LN:  And just having makers put together business cases and pitch for money from a risk fund and having to think in a structured way and getting support from fund managers of a risk fund. Doing that, I think, would make a big difference as well.

 

GW:  Indeed. Yeah, I definitely have to hire you to discuss this issue, but that’s not something for the podcast. But though just for the sake of listeners who may not be familiar with the story, Neyman. Am I correct in thinking that the kit manufacturer who they started out making some really good stuff, then a whole bunch of people ordered it and they couldn’t keep up with the orders and ended up going bust? Is that the company I’m thinking of?

 

LN:  Neither you nor I is an insider. Neither you nor I have looked at their books and can say something like go bust. But they seemed to have made a really good go at operating at scale and operating as a full e-commerce business. And they appeared to have tremendous difficulty with order fulfilment and they appear to have ceased trading.

 

GW:  Because not every listener will be familiar with that.

 

LN:  And it’s very sad because they made beautiful jackets.

 

GW:  And perhaps if they had had access to funding, they could have expanded a bit of manufacturing production and been able to fulfil those orders in a timely manner and things would have been fine and now we would all be wearing even better kit than we are now.

 

LN:  Yeah, quite right.
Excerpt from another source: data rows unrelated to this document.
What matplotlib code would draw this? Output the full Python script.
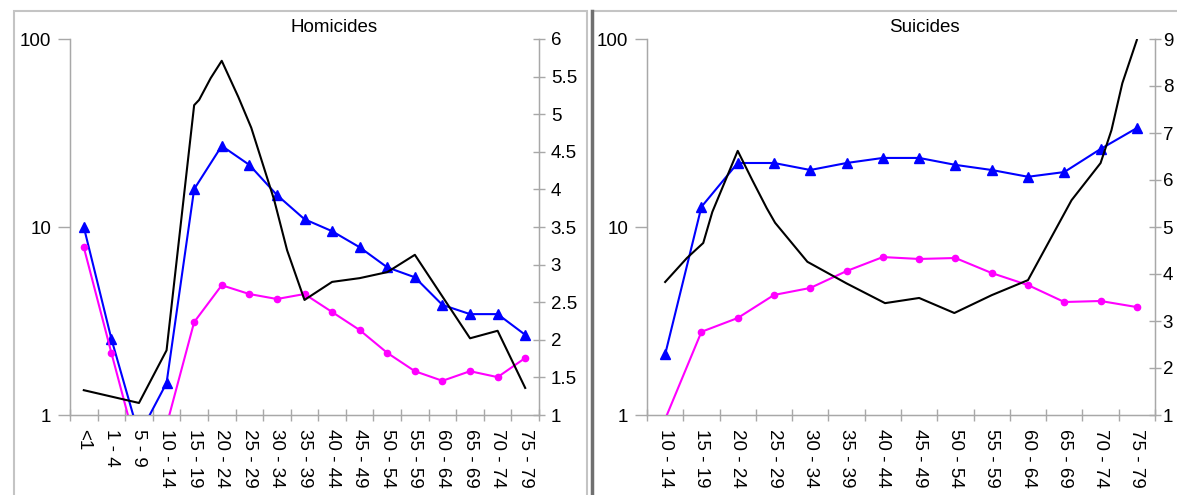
import matplotlib
matplotlib.use("Agg")
import matplotlib.pyplot as plt
from matplotlib.patches import Rectangle
from matplotlib.lines import Line2D
from matplotlib.ticker import FixedLocator, NullLocator, FixedFormatter

plt.rcParams['font.family'] = ['Liberation Sans', 'DejaVu Sans']

# ---------------- data ----------------
hom_ages = ["<1", "1 - 4", "5 - 9", "10 - 14", "15 - 19", "20 - 24", "25 - 29",
            "30 - 34", "35 - 39", "40 - 44", "45 - 49", "50 - 54", "55 - 59",
            "60 - 64", "65 - 69", "70 - 74", "75 - 79"]
hom_blue = [10.0, 2.54, 0.78, 1.48, 15.9, 27.0, 21.4, 14.8, 11.0, 9.5, 7.8,
            6.1, 5.4, 3.85, 3.44, 3.44, 2.67]
hom_magenta = [7.8, 2.14, 0.6, 0.88, 3.12, 4.9, 4.4, 4.14, 4.4, 3.53, 2.83,
               2.14, 1.71, 1.52, 1.71, 1.59, 2.01]
# black ratio series (right axis), sampled at its own age-index positions
hom_black_pos = [0, 2, 3, 4, 4.18, 4.6, 5, 5.6, 6.07, 6.9, 7.37, 8, 9, 10,
                 11, 12, 14, 15, 16]
hom_black = [1.33, 1.16, 1.86, 5.12, 5.19, 5.48, 5.71, 5.23, 4.82, 3.86, 3.19,
             2.53, 2.77, 2.82, 2.90, 3.13, 2.02, 2.12, 1.36]
hom_right_ticks = [1, 1.5, 2, 2.5, 3, 3.5, 4, 4.5, 5, 5.5, 6]

sui_ages = ["10 - 14", "15 - 19", "20 - 24", "25 - 29", "30 - 34", "35 - 39",
            "40 - 44", "45 - 49", "50 - 54", "55 - 59", "60 - 64", "65 - 69",
            "70 - 74", "75 - 79"]
sui_blue = [2.1, 12.8, 21.9, 21.9, 20.1, 21.9, 23.3, 23.3, 21.4, 20.1, 18.5,
            19.6, 26.0, 33.6]
sui_magenta = [0.95, 2.77, 3.28, 4.35, 4.74, 5.83, 6.92, 6.76, 6.84, 5.69,
               4.91, 3.99, 4.04, 3.75]
sui_black_pos = [0, 0.6, 1.05, 1.3, 2.0, 2.4, 2.8, 3.03, 3.92, 5.0, 6.06, 7.0,
                 7.97, 9.0, 10.0, 11.2, 12.0, 12.3, 12.6, 13.0]
sui_black = [3.83, 4.34, 4.66, 5.32, 6.62, 6.0, 5.4, 5.09, 4.26, 3.8, 3.38,
             3.49, 3.17, 3.55, 3.87, 5.57, 6.36, 7.06, 8.06, 8.98]
sui_right_ticks = [1, 2, 3, 4, 5, 6, 7, 8, 9]

left_ticks = [1, 10, 100]

# ---------------- figure ----------------
W, H = 1177, 495
fig = plt.figure(figsize=(W / 100, H / 100), dpi=100)
fig.patch.set_facecolor('white')

FS = 13.5


def px(x0, y0, x1, y1):
    return [x0 / W, 1 - y1 / H, (x1 - x0) / W, (y1 - y0) / H]


# panel frames
fig.add_artist(Rectangle((14 / W, -0.05), (587 - 14) / W, 1.05 - 11 / H,
                         transform=fig.transFigure, fill=False,
                         edgecolor='#C4C4C4', lw=1.5))
fig.add_artist(Rectangle((592 / W, -0.05), (1180 - 592) / W, 1.05 - 11 / H,
                         transform=fig.transFigure, fill=False,
                         edgecolor='#C4C4C4', lw=1.5))
fig.add_artist(Line2D([592 / W, 592 / W], [0, 1 - 11 / H],
                      transform=fig.transFigure, color='#707070', lw=2.5))

GREY = '#A8A8A8'
BLUE = '#0000FF'
MAG = '#FF00FF'


def panel(rect, ages, blue, mag, bpos, black, rticks, title, title_x, rpad):
    ax = fig.add_axes(rect)
    n = len(ages)
    xs = list(range(n))
    ax.set_yscale('log')
    ax.set_ylim(1, 100)
    ax.set_xlim(-0.5, n - 0.5)
    ax.plot(xs, blue, color=BLUE, lw=1.5, marker='^', ms=7, mec=BLUE,
            mfc=BLUE, zorder=3)
    ax.plot(xs, mag, color=MAG, lw=1.5, marker='o', ms=4.5, mec=MAG,
            mfc=MAG, zorder=3)
    ax.yaxis.set_major_locator(FixedLocator(left_ticks))
    ax.yaxis.set_major_formatter(FixedFormatter([str(t) for t in left_ticks]))
    ax.yaxis.set_minor_locator(NullLocator())
    ax.set_xticks(xs)
    ax.set_xticklabels(ages, rotation=270, va='top', ha='center', fontsize=FS)
    ax.set_xticks([i - 0.5 for i in range(n + 1)], minor=True)
    ax.tick_params(axis='x', which='major', length=0, pad=10)
    ax.tick_params(axis='x', which='minor', direction='inout', length=9,
                   color=GREY, width=1)
    ax.tick_params(axis='y', which='major', direction='out', length=8.5,
                   color=GREY, width=1, labelsize=FS, pad=5)
    ax.spines['top'].set_visible(False)
    for s in ['left', 'right', 'bottom']:
        ax.spines[s].set_color(GREY)
        ax.spines[s].set_linewidth(1.0)
    ax.patch.set_alpha(0)

    ax2 = ax.twinx()
    ax2.set_ylim(rticks[0], rticks[-1])
    ax2.plot(bpos, black, color='black', lw=1.5, zorder=2)
    ax2.set_yticks(rticks)
    ax2.set_yticklabels([('%g' % t) for t in rticks])
    ax2.tick_params(axis='y', direction='inout', length=9, color=GREY,
                    width=1, labelsize=FS, pad=rpad)
    ax2.spines['top'].set_visible(False)
    for s in ['left', 'right', 'bottom']:
        ax2.spines[s].set_color(GREY)
    fig.text(title_x / W, 1 - 28 / H, title, ha='center', va='center',
             fontsize=FS)
    return ax, ax2


panel(px(70, 39, 539, 415), hom_ages, hom_blue, hom_magenta, hom_black_pos,
      hom_black, hom_right_ticks, "Homicides", 334, 4)
panel(px(647, 39, 1155, 415), sui_ages, sui_blue, sui_magenta, sui_black_pos,
      sui_black, sui_right_ticks, "Suicides", 924, 1)

fig.savefig("out.png", dpi=100)
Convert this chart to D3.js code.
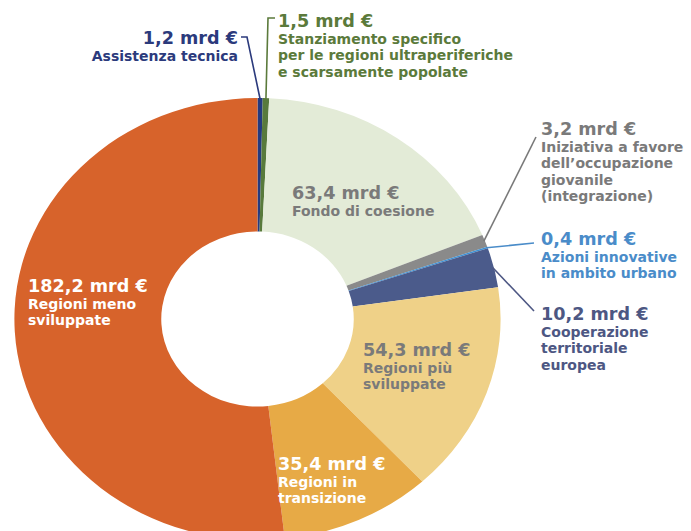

And we would have paid less for it.

 

GW:  If I had the money, I’d give it to you.

 

LN:  I appreciate that.

 

GW:  So that’s why I have to get you to give me some strategic direction for my company so I can make the money and give it to you for a risk fund for all of us.

 

LN: I’m all for it.

 

GW: Brilliant idea. Well, thank you very much indeed for joining me today, Lynette. It’s been a very instructive and educational talking to you.

 

LN:  I’m so pleased. It’s been a real pleasure to chat and I look forward to chatting again soon.